Jeremy Rifkin sostiene che anche le biomasse, sotto forma di rifiuti agricoli e industriali, possono essere utilizzate per generare l’elettricità necessaria a ottenere idrogeno per via elettrolitica. L’aspetto principale del ricorso a fonti energetiche rinnovabili (solare, eolica, idroelettrica e geotermica) per produrre idrogeno è che queste vengono convertite in energia «immagazzinabile», che può essere utilizzata in forma concentrata quando e dove necessario, senza alcuna emissione di CO2. Un futuro fondato su fonti energetiche rinnovabili, è possibile solo se si ricorre all’idrogeno come veicolo di immagazzinamento dell’energia. Questo perché l’elettricità è un effetto immediato dello sfruttamento delle varie forme di energia attualmente disponibili. L’idrogeno, quindi, è un modo molto conveniente di immagazzinare energia e di garantirne un costante e continuo approvvigionamento alla società. Sul tema dell’idrogeno verde, il piano energetico nazionale, dovrà investire subito in ricerca e sperimentazione.
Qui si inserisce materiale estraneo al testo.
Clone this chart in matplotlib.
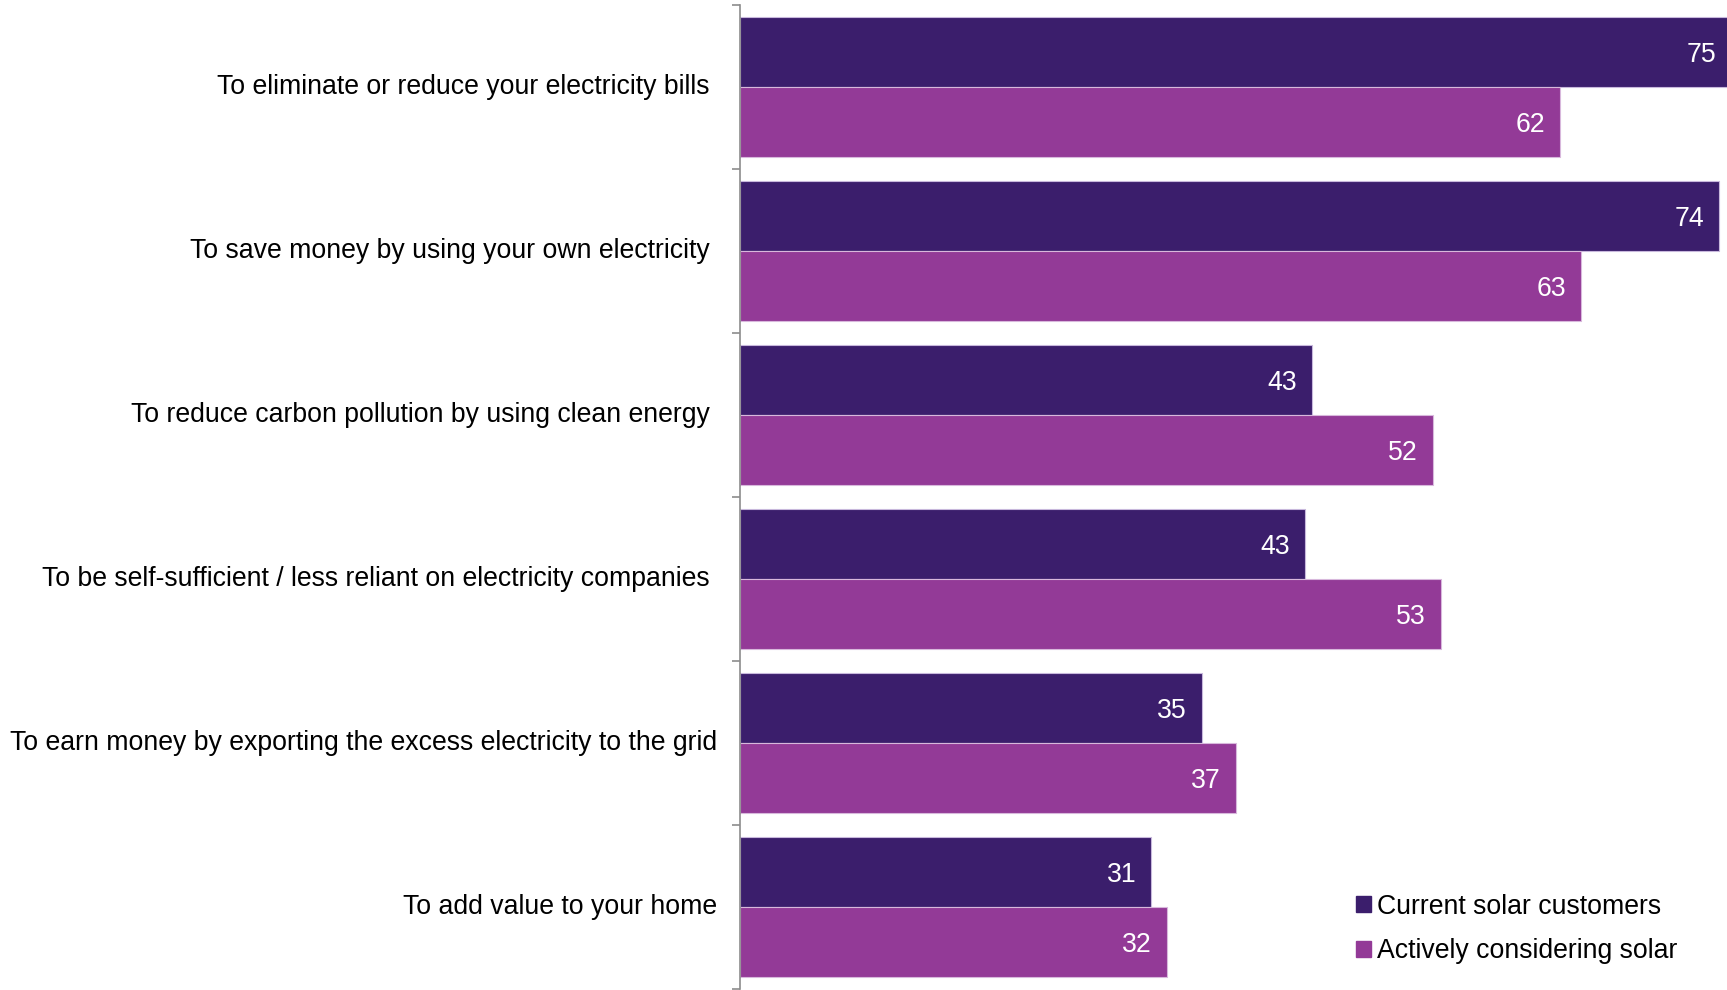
import matplotlib
matplotlib.use("Agg")
import matplotlib.pyplot as plt
import numpy as np
from matplotlib.patches import Patch

plt.rcParams['font.family'] = ['Liberation Sans', 'DejaVu Sans']

reasons = [
    "To eliminate or reduce your electricity bills",
    "To save money by using your own electricity",
    "To reduce carbon pollution by using clean energy",
    "To be self-sufficient / less reliant on electricity companies",
    "To earn money by exporting the excess electricity to the grid",
    "To add value to your home",
]
current = [74.7, 73.8, 43.1, 42.6, 34.8, 31.0]
considering = [61.8, 63.4, 52.2, 52.8, 37.4, 32.2]
current_labels = [75, 74, 43, 43, 35, 31]
considering_labels = [62, 63, 52, 53, 37, 32]

dark = '#3b1e6c'
light = '#933a97'
fs = 19.2

fig = plt.figure(figsize=(17.27, 9.90), dpi=100)
ax = fig.add_axes([740 / 1727, 1 - 989 / 990, 1 - 740 / 1727, 984 / 990])

y = np.arange(len(reasons))
h = 0.4268
ax.barh(y - h / 2, current, height=h, color=dark, edgecolor='#c8b8dc', linewidth=0.8)
ax.barh(y + h / 2, considering, height=h, color=light, edgecolor='#d8b8dc', linewidth=0.8)

for i in range(len(reasons)):
    ax.annotate(str(current_labels[i]), (current[i], y[i] - h / 2), xytext=(-11, 0),
                textcoords='offset points', ha='right', va='center_baseline', color='white',
                fontsize=fs, annotation_clip=False)
    ax.annotate(str(considering_labels[i]), (considering[i], y[i] + h / 2), xytext=(-11, 0),
                textcoords='offset points', ha='right', va='center_baseline', color='white',
                fontsize=fs, annotation_clip=False)

ax.set_xlim(0, 74.38)
ax.set_ylim(len(reasons) - 0.5, -0.5)

ax.set_yticks(y)
ax.set_yticklabels(reasons, fontsize=fs, va='center')
ax.tick_params(axis='y', which='major', length=0, pad=22)
for i, t in enumerate(ax.yaxis.get_major_ticks()):
    if i >= 4:
        t.set_pad(16.5)
ax.set_yticks(np.arange(len(reasons) + 1) - 0.5, minor=True)
ax.tick_params(axis='y', which='minor', length=6, width=1.2, color='#8c8c8c')
ax.set_xticks([])

for s in ['top', 'right', 'bottom']:
    ax.spines[s].set_visible(False)
ax.spines['left'].set_color('#8c8c8c')
ax.spines['left'].set_linewidth(1.2)

handles = [Patch(color=dark, label='Current solar customers'),
           Patch(color=light, label='Actively considering solar')]
fig.legend(handles=handles, loc='lower left', bbox_to_anchor=(1332 / 1727, 1 - 988 / 990),
           frameon=False, fontsize=fs, handlelength=0.55, handleheight=0.55,
           handletextpad=0.25, labelspacing=0.68)

fig.savefig('out.png', dpi=100)
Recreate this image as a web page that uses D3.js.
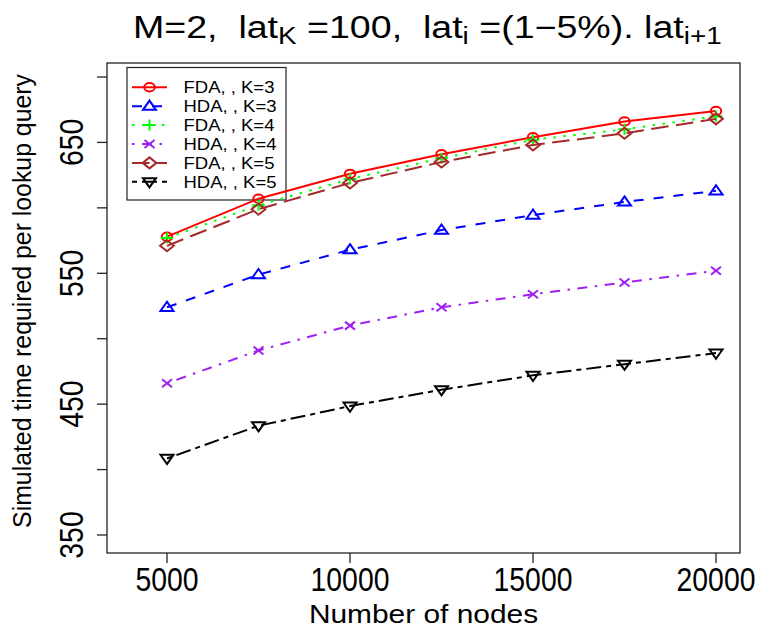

Nel 2002, l’Unione Europea ha stanziato due miliardi di euro per la creazione della piattaforma tecnologica per l’idrogeno. Nel settembre del 2005, a Bruxelles, 50 deputati di tutti i gruppi politici, si sono impegnati a sostenere il manifesto per l’idrogeno verde, ottenuto da fonti rinnovabili.

* * * * *

Il problema complessivo relativo al binomio energia e ambiente è essenzialmente di tipo culturale e che presuppone, insieme alla svolta energetica pulita e sicura, l’obiettivo di mantenere il nostro stile di vita consumando meno. Dovrà essere la tecnologia ad aiutarci a utilizzare in modo più efficiente l’energia che consumiamo. E la tecnologia del risparmio energetico dovrà permettere di migliorare l’efficienza totale di tutti i sistemi energetici. Bisogna produrre automobili che non sprechino in calore oltre l’80 per cento del valore energetico della benzina e accelerare la sperimentazione a idrogeno. Costruire case con sistemi ottimali di alimentazione energetica e di isolamento termico. Individuare tutte le possibili strategie di risparmio. Affermare una cultura energetico-ambientale che permetta a tutti di condividere una politica energetica che da un lato ripulisca le città dallo smog e dall’altro anticipi la strategia di uscita dal petrolio prima che l’approssimarsi del picco della produzione proponga una devastante crisi energetica globale.